President Donald Trump is making full use of his pardon power. This year, Trump has issued roughly 1,800 pardons, or nearly six times the number he issued during the four years of his first term. Granted, about 1,500 of them involved individuals charged for their role in the Jan. 6, 2021, assault on Congress. Still, the pace of Trump’s pardons this year have been nearly unprecedented.
That is, until you remember his predecessor. Joe Biden, at the end of his term, issued a full and sweeping pardon to his son Hunter for gun and drug charges. This was an unprecedented action by a president to pardon his own child, which had never been done before. Biden also granted pardons to several other family members on his final day in office.
Despite serving a single term, Biden holds the record for the most acts of clemency, or pardons combined with commuted sentences, of any president. It’s a record that’s not hard to imagine Trump could break.
As a political scientist who has studied pardons and other aspects of presidential power, I believe that the founders of our nation would be horrified by the contemporary use of the pardon power, which represents a far cry from the unifying act of mercy it was intended to be. While Biden issued pardons to family members, Trump has handed them out to political allies.
It remains to be seen whether this is a slight deviation from course or becomes a permanent pattern for all presidents in the future.
A clear break
There’s no question that Trump and Biden have acted within their authority in issuing pardons for federal offenses. Presidents can extend a pardon, or complete legal forgiveness of a crime, or a commutation, which is the reduction of a sentence. However, individuals pardoned for federal crimes may still face peril in state courts.
This extraordinary power may seem kinglike at first glance, but it was given to the president with a different vision in mind. The founders of the country viewed the pardon power not as a personal token for the president to hand out but as an act of mercy meant to check the other two branches.

If Congress passed a law that the president believed was poorly written, or if the courts unfairly punished someone for breaking it, the president could step in and right the wrong. This was seen by the founders as a merciful act, stemming from the tradition of old English law.
Throughout American history, we have seen presidents mostly adhere to this pattern. Both Abraham Lincoln and his successor Andrew Johnson issued pardons and amnesty to former Confederate citizens, with the aim of helping the nation come back together after secession and the Civil War. Harry Truman granted amnesty to certain World War II deserters, while Jimmy Carter granted pardons to hundreds of thousands of individuals who dodged the draft during the Vietnam War.
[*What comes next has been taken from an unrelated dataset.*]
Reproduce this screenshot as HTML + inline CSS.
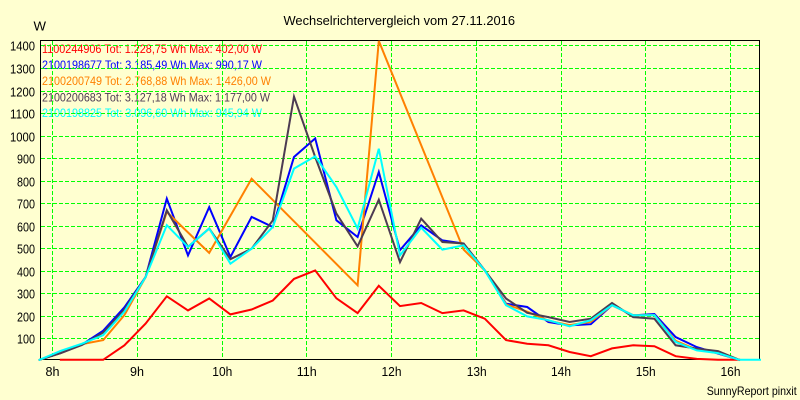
<!DOCTYPE html>
<html>
<head>
<meta charset="utf-8">
<style>
html,body{margin:0;padding:0;background:#FFFFD0;}
svg{display:block;}
text{font-family:"Liberation Sans",Arial,sans-serif;}
</style>
</head>
<body>
<svg width="800" height="400" viewBox="0 0 800 400" xmlns="http://www.w3.org/2000/svg">
<rect x="0" y="0" width="800" height="400" fill="#FFFFD0"/>

<!-- title & unit -->
<text x="283.5" y="25" font-size="12.5" fill="#000" textLength="231.5" lengthAdjust="spacingAndGlyphs">Wechselrichtervergleich vom 27.11.2016</text>
<text x="33.5" y="30.5" font-size="13" fill="#000" textLength="12.5" lengthAdjust="spacingAndGlyphs">W</text>

<!-- legend -->
<g font-size="12">
<text x="42" y="53" fill="#FF0000" textLength="220" lengthAdjust="spacingAndGlyphs">1100244906 Tot: 1.228,75 Wh Max: 402,00 W</text>
<text x="42" y="69" fill="#0000FF" textLength="220" lengthAdjust="spacingAndGlyphs">2100198677 Tot: 3.185,49 Wh Max: 990,17 W</text>
<text x="42" y="85" fill="#FF8000" textLength="229" lengthAdjust="spacingAndGlyphs">2100200749 Tot: 2.768,88 Wh Max: 1.426,00 W</text>
<text x="42" y="101.5" fill="#4D3B52" textLength="228" lengthAdjust="spacingAndGlyphs">2100200683 Tot: 3.127,18 Wh Max: 1.177,00 W</text>
<text x="42" y="117" fill="#00FFFF" textLength="220" lengthAdjust="spacingAndGlyphs">2100198825 Tot: 3.096,60 Wh Max: 945,94 W</text>
</g>

<!-- grid -->
<g stroke="#00FF00" stroke-width="1" stroke-dasharray="4,2" shape-rendering="crispEdges" fill="none">
<line x1="41" y1="338.5" x2="759" y2="338.5"/>
<line x1="41" y1="316.5" x2="759" y2="316.5"/>
<line x1="41" y1="293.5" x2="759" y2="293.5"/>
<line x1="41" y1="271.5" x2="759" y2="271.5"/>
<line x1="41" y1="248.5" x2="759" y2="248.5"/>
<line x1="41" y1="226.5" x2="759" y2="226.5"/>
<line x1="41" y1="203.5" x2="759" y2="203.5"/>
<line x1="41" y1="181.5" x2="759" y2="181.5"/>
<line x1="41" y1="158.5" x2="759" y2="158.5"/>
<line x1="41" y1="136.5" x2="759" y2="136.5"/>
<line x1="41" y1="113.5" x2="759" y2="113.5"/>
<line x1="41" y1="91.5" x2="759" y2="91.5"/>
<line x1="41" y1="68.5" x2="759" y2="68.5"/>
<line x1="41" y1="45.5" x2="759" y2="45.5"/>
<line x1="52.5" y1="41" x2="52.5" y2="359"/>
<line x1="137.5" y1="41" x2="137.5" y2="359"/>
<line x1="222.5" y1="41" x2="222.5" y2="359"/>
<line x1="306.5" y1="41" x2="306.5" y2="359"/>
<line x1="391.5" y1="41" x2="391.5" y2="359"/>
<line x1="476.5" y1="41" x2="476.5" y2="359"/>
<line x1="561.5" y1="41" x2="561.5" y2="359"/>
<line x1="645.5" y1="41" x2="645.5" y2="359"/>
<line x1="730.5" y1="41" x2="730.5" y2="359"/>
</g>

<!-- plot box -->
<rect x="40.5" y="40.5" width="719" height="319" fill="none" stroke="#000" stroke-width="1" shape-rendering="crispEdges"/>

<!-- y labels -->
<g font-size="13" fill="#000" text-anchor="end">
<text x="35" y="343.5" textLength="18" lengthAdjust="spacingAndGlyphs">100</text>
<text x="35" y="321.5" textLength="18" lengthAdjust="spacingAndGlyphs">200</text>
<text x="35" y="298.5" textLength="18" lengthAdjust="spacingAndGlyphs">300</text>
<text x="35" y="276.5" textLength="18" lengthAdjust="spacingAndGlyphs">400</text>
<text x="35" y="253.5" textLength="18" lengthAdjust="spacingAndGlyphs">500</text>
<text x="35" y="231.5" textLength="18" lengthAdjust="spacingAndGlyphs">600</text>
<text x="35" y="208.5" textLength="18" lengthAdjust="spacingAndGlyphs">700</text>
<text x="35" y="186.5" textLength="18" lengthAdjust="spacingAndGlyphs">800</text>
<text x="35" y="163.5" textLength="18" lengthAdjust="spacingAndGlyphs">900</text>
<text x="35" y="141.5" textLength="25" lengthAdjust="spacingAndGlyphs">1000</text>
<text x="35" y="118.5" textLength="25" lengthAdjust="spacingAndGlyphs">1100</text>
<text x="35" y="96.5" textLength="25" lengthAdjust="spacingAndGlyphs">1200</text>
<text x="35" y="73.5" textLength="25" lengthAdjust="spacingAndGlyphs">1300</text>
<text x="35" y="50.5" textLength="25" lengthAdjust="spacingAndGlyphs">1400</text>
</g>

<!-- x labels -->
<g font-size="13" fill="#000" text-anchor="middle">
<text x="52.5" y="376" textLength="14" lengthAdjust="spacingAndGlyphs">8h</text>
<text x="137" y="376" textLength="14" lengthAdjust="spacingAndGlyphs">9h</text>
<text x="222.3" y="376" textLength="20" lengthAdjust="spacingAndGlyphs">10h</text>
<text x="306.7" y="376" textLength="20" lengthAdjust="spacingAndGlyphs">11h</text>
<text x="391.5" y="376" textLength="20" lengthAdjust="spacingAndGlyphs">12h</text>
<text x="476.7" y="376" textLength="20" lengthAdjust="spacingAndGlyphs">13h</text>
<text x="561" y="376" textLength="20" lengthAdjust="spacingAndGlyphs">14h</text>
<text x="645.7" y="376" textLength="20" lengthAdjust="spacingAndGlyphs">15h</text>
<text x="730.5" y="376" textLength="20" lengthAdjust="spacingAndGlyphs">16h</text>
</g>

<text x="706.7" y="395" font-size="12" fill="#000" textLength="90" lengthAdjust="spacingAndGlyphs">SunnyReport pinxit</text>

<!-- series -->
<g fill="none" stroke-width="2" stroke-linejoin="miter" stroke-linecap="square">
<!-- red -->
<polyline stroke="#FF0000" points="60.8,359.8 82,359.8 103.2,359.8 124.4,345.3 145.6,323.6 166.8,296.3 188,310.4 209.2,298.5 230.4,314.4 251.6,309.5 272.8,300.5 294,278.9 315.2,270.4 336.4,298.3 357.6,313.1 378.8,285.8 400,306.1 421.2,303 442.4,313.1 463.6,310.4 484.8,318.7 506,340.1 527.2,343.7 548.4,345.3 569.6,352 590.8,356.2 612,348.4 633.2,345.3 654.4,346.2 675.6,356.2 696.8,358.9 718,359.8 739.2,359.8"/>
<!-- blue -->
<polyline stroke="#0000FF" points="39.6,359.8 60.8,353.1 82,344.6 103.2,330.7 124.4,307.3 145.6,277.1 166.8,198.6 188,255.4 209.2,207.1 230.4,257 251.6,216.9 272.8,227 294,157 315.2,138.4 336.4,220.3 357.6,237 378.8,172 400,250.2 421.2,225.4 442.4,240.4 463.6,243.5 484.8,270.4 506,303.7 527.2,307 548.4,322 569.6,325.4 590.8,324.2 612,305.2 633.2,315.3 654.4,314 675.6,337 696.8,347.1 718,353.5 739.2,359.8"/>
<!-- orange -->
<polyline stroke="#FF8000" points="39.6,359.8 60.8,353.1 82,344.1 103.2,340.1 124.4,315.1 145.6,277.1 166.8,212 209.2,252.9 251.6,178.7 357.6,285.3 378.8,40.9 463.6,249.6 484.8,270.4 506,304.3 527.2,311.7 548.4,320.7 569.6,325.1 590.8,321.8 612,305.2 633.2,315.3 654.4,315.1 675.6,340.8 696.8,349.7 718,353.1 739.2,359.8"/>
<!-- dark -->
<polyline stroke="#4D3B52" points="39.6,359.8 60.8,353.1 82,345 103.2,332.5 124.4,309.5 145.6,277.1 166.8,210.2 188,246.9 209.2,228.5 230.4,259.2 251.6,248.7 272.8,220.3 294,96.6 315.2,157 336.4,213.6 357.6,246.4 378.8,199.7 400,262.1 421.2,218.7 442.4,242 463.6,243.5 484.8,270.4 506,298.5 527.2,312.8 548.4,317.1 569.6,322 590.8,318.7 612,303 633.2,317.1 654.4,318.7 675.6,345.3 696.8,348.6 718,351.1 739.2,359.8"/>
<!-- cyan -->
<polyline stroke="#00FFFF" points="39.6,359.8 60.8,350.8 82,343.7 103.2,335.2 124.4,311.7 145.6,277.1 166.8,225.2 188,246.9 209.2,228.5 230.4,263.7 251.6,248.7 272.8,227 294,168.6 315.2,156.3 336.4,187 357.6,228.5 378.8,148.7 400,255.4 421.2,227.7 442.4,249.6 463.6,245.3 484.8,270.4 506,305.2 527.2,316.4 548.4,320.2 569.6,326.3 590.8,320.2 612,305.2 633.2,315.3 654.4,315.3 675.6,341.9 696.8,350.4 718,353.1 739.2,359.8 760,359.8"/>
</g>
</svg>
</body>
</html>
But toward the end of the 20th century and into the 21st, presidents have used the pardon pen increasingly for personal and political reasons. The inflection point is undoubtedly the pardon of former President Richard M. Nixon in 1974 by his former vice president and successor, Gerald Ford. This was issued a month after Nixon’s resignation in the wake of the Watergate scandal, which involved Nixon’s 1972 reelection campaign spying on his political enemies.
Ford justified his action by citing the need for national unity, saying the pardon would spare the country from a messy and dramatic public trial of a former president. Never before had a high-profile public politician received such a presidential grant, which caused Ford’s public standing to take a hit. Scholars and historians believe the act contributed to his reelection loss in 1976.

We have since seen Ford’s decision open the door to more pardons of political allies or personal friends. In 1992, George H.W. Bush pardoned officials he had served with in the Reagan administration who were tangled up in the arms-for-hostages, Iran-Contra scandal; Bill Clinton pardoned Democratic donor Marc Rich in 2001; and George W. Bush commuted the sentence of vice presidential aide Scooter Libby in 2007.
Trump’s expanded use
As it happens, Trump issued a full pardon to Libby in 2018. During his first term, Trump also pardoned Charles Kushner, the father of his son-in-law, Jared Kushner.
At the end of his first term, Trump pardoned “”) his former campaign manager Paul Manafort and his friend Roger Stone among other political allies.
Trump’s second term has seen clemency for his former lawyer and friend Rudy Giuliani, as well as crypto executive Changpeng Zhao, whose ties to Trump family businesses have raised questions about the pardon.
Trump’s use of the pardon power does not seem to follow a consistent doctrine or philosophy. Some of his clemency actions seem to contradict his administration’s policy, such as dozens of pardons of drug traffickers, despite the effort to stop drug trafficking in the Caribbean.
The pace of Trump’s pardons and commutations, however, suggests little hesitation. The question looking forward, beyond his presidency, is how much of a precedent his actions, along with Biden’s, may set for their successors.
We know this from earlier expansions of the pardon’s reach, as well as other areas of presidential authority: Few presidents willingly relinquish powers accrued by their predecessors. Once chief executives have exercised a certain type of authority, their predecessors seldom give it back, ultimately increasing the power of the presidency.